Task requirements —
Exactly the lines from the line containing "What matplotlib code" through the line containing "from matplotlib.ticker import MultipleLocator" are to be echoed, with both included and pictures left out.

Extracted material —
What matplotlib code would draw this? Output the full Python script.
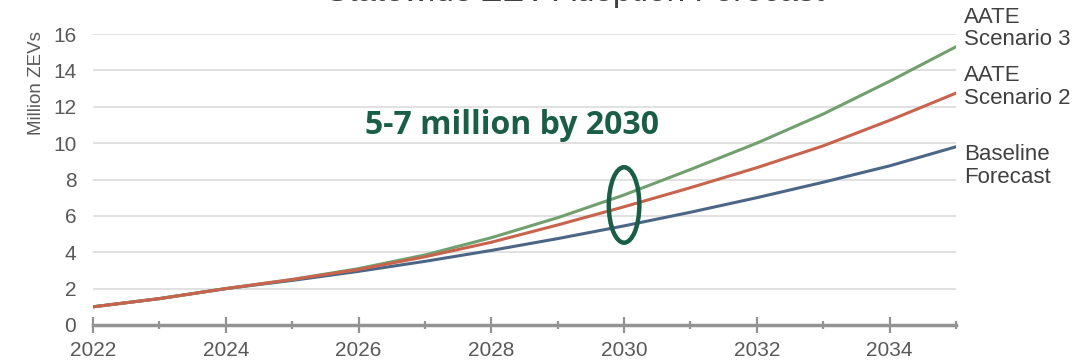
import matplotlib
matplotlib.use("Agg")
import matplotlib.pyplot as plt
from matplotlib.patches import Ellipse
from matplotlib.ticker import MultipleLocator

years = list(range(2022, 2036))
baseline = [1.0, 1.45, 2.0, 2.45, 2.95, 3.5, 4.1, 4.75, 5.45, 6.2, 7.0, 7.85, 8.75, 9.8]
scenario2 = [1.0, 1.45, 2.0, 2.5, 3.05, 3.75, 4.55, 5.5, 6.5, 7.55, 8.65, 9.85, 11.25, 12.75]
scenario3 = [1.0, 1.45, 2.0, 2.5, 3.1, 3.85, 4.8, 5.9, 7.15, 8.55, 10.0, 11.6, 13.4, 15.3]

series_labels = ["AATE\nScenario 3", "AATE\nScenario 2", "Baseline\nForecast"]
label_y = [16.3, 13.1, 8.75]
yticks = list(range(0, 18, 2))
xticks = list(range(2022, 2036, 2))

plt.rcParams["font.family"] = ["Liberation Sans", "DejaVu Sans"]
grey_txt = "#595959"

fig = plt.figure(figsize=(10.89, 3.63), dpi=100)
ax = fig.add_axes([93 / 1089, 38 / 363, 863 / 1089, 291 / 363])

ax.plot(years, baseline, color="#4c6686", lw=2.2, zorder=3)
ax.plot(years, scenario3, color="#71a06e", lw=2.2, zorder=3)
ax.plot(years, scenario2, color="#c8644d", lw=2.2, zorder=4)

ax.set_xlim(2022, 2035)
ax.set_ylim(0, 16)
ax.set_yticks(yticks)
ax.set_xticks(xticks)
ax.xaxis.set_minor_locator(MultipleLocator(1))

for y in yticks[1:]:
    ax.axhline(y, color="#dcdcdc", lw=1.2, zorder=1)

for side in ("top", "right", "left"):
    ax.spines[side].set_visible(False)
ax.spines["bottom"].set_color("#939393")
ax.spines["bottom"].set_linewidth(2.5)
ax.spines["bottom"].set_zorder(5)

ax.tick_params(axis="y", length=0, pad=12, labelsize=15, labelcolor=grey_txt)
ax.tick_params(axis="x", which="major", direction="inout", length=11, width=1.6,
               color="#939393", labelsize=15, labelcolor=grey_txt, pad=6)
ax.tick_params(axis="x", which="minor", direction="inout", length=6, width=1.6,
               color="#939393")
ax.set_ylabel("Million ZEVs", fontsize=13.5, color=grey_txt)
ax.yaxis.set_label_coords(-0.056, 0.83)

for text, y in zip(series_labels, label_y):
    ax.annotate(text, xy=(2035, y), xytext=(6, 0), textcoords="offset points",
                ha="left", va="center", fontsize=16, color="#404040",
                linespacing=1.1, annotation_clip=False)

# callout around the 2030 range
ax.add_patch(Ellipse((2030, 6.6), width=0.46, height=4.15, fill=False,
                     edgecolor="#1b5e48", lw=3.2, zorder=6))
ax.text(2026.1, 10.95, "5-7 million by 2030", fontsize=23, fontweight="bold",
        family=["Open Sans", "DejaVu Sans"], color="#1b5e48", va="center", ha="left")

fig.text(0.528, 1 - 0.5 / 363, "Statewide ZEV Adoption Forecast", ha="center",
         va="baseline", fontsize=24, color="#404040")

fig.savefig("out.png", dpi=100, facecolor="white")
---
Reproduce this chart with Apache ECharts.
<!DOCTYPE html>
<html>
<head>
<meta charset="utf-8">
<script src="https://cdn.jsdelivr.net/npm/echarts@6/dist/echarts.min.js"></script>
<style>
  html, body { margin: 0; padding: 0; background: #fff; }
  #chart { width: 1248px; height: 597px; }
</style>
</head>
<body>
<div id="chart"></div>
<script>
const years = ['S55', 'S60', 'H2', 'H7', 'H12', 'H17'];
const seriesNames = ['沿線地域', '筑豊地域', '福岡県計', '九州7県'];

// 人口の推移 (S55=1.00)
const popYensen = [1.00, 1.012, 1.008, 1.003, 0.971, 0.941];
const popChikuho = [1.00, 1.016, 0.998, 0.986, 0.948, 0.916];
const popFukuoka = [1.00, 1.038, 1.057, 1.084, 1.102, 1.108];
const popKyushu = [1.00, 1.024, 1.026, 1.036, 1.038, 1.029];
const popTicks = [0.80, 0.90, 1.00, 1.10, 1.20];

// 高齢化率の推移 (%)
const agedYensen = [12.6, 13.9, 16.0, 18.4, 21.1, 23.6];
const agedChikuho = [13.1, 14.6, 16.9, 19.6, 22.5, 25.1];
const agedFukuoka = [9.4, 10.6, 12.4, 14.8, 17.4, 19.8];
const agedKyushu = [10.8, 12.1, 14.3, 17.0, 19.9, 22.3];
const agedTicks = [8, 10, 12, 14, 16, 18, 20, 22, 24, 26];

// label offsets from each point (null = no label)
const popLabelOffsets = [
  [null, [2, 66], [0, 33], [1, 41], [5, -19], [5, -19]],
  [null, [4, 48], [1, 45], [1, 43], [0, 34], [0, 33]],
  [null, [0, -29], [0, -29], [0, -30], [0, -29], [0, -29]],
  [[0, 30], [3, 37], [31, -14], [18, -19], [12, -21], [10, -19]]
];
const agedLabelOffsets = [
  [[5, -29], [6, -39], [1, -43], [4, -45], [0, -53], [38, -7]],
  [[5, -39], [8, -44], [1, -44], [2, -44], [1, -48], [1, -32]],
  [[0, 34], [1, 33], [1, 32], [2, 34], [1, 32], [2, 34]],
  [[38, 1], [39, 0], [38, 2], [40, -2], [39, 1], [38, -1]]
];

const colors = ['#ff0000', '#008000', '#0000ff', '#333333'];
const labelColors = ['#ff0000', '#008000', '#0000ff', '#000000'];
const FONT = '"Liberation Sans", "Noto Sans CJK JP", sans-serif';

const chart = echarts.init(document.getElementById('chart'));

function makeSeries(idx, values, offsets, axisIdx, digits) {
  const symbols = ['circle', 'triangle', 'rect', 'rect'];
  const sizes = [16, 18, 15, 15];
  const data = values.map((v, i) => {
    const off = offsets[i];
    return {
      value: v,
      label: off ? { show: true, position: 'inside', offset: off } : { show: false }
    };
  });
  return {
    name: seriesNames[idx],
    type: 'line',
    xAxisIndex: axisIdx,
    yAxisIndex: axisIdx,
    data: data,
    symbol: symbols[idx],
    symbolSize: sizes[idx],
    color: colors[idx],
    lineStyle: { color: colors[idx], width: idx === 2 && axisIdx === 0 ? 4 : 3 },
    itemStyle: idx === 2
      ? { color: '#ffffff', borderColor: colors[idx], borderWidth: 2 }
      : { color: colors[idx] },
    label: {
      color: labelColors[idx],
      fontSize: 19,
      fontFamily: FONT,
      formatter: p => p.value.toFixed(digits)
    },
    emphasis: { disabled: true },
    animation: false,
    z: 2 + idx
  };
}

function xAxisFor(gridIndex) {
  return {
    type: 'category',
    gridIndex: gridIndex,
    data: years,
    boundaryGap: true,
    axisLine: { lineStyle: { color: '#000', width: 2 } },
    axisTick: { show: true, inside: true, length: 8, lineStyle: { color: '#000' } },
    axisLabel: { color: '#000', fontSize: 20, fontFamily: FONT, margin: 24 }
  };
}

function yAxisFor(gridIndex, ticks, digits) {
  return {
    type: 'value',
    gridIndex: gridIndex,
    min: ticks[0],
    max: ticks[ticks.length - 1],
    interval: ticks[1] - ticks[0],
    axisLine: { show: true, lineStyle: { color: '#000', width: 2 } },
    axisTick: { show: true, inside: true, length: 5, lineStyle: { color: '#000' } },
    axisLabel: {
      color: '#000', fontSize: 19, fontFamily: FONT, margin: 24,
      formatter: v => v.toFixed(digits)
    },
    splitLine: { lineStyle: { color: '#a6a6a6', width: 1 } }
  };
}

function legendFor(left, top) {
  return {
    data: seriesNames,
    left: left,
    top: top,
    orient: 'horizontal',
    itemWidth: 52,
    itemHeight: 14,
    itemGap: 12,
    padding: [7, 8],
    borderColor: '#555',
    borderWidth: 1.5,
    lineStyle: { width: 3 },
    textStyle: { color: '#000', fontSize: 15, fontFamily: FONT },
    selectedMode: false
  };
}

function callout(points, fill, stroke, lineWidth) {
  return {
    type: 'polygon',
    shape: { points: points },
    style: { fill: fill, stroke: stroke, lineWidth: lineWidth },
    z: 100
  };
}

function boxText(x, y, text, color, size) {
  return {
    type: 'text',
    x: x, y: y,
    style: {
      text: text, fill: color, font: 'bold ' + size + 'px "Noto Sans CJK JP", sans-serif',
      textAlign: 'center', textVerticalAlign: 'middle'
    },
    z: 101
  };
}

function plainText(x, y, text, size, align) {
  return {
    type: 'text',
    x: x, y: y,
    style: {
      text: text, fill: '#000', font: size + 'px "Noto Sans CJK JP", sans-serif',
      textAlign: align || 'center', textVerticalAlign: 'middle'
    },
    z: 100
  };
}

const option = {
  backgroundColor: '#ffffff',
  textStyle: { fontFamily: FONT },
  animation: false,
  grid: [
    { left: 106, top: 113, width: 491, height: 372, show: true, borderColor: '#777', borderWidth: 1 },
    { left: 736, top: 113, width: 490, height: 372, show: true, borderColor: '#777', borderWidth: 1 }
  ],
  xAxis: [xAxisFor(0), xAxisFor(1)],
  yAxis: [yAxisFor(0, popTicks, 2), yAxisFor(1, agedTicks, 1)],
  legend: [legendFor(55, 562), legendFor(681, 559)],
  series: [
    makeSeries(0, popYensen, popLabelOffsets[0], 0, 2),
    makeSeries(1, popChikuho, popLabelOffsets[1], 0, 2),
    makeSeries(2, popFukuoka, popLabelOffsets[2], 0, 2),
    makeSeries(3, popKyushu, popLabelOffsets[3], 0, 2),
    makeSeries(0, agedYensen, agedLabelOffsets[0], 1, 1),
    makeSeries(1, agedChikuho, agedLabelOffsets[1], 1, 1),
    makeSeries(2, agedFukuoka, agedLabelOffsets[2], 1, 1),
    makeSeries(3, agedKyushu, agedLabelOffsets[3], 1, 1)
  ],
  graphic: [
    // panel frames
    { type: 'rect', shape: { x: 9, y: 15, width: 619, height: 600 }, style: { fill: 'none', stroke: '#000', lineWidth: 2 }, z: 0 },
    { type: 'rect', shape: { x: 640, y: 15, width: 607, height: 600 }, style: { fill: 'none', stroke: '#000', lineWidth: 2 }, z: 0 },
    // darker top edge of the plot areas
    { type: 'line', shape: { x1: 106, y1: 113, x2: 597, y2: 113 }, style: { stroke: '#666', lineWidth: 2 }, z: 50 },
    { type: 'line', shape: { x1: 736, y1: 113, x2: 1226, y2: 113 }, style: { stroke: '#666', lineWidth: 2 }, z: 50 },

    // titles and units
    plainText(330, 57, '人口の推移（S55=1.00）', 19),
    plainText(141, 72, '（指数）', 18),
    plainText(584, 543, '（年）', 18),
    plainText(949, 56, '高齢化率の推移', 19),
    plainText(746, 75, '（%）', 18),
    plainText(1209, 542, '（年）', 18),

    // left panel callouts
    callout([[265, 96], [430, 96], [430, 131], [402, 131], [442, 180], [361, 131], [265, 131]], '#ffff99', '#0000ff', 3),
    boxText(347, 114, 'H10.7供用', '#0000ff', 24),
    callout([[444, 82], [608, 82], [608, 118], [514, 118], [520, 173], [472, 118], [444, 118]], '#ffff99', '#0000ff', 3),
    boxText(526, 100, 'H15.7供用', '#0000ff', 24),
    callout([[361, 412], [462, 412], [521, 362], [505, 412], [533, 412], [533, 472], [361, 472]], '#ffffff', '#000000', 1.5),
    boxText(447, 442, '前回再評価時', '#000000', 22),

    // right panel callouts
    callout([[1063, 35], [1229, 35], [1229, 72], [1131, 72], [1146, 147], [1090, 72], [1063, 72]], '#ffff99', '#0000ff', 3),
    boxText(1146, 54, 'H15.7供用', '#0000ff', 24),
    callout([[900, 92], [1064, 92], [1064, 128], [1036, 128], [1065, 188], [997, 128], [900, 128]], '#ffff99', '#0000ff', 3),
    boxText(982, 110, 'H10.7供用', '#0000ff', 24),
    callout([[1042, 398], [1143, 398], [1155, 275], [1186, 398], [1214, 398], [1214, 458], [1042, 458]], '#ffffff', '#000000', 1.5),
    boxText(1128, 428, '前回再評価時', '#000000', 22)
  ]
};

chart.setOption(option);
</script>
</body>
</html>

Response —
What matplotlib code would draw this? Output the full Python script.
import matplotlib
matplotlib.use("Agg")
import matplotlib.pyplot as plt
from matplotlib.patches import Ellipse
from matplotlib.ticker import MultipleLocator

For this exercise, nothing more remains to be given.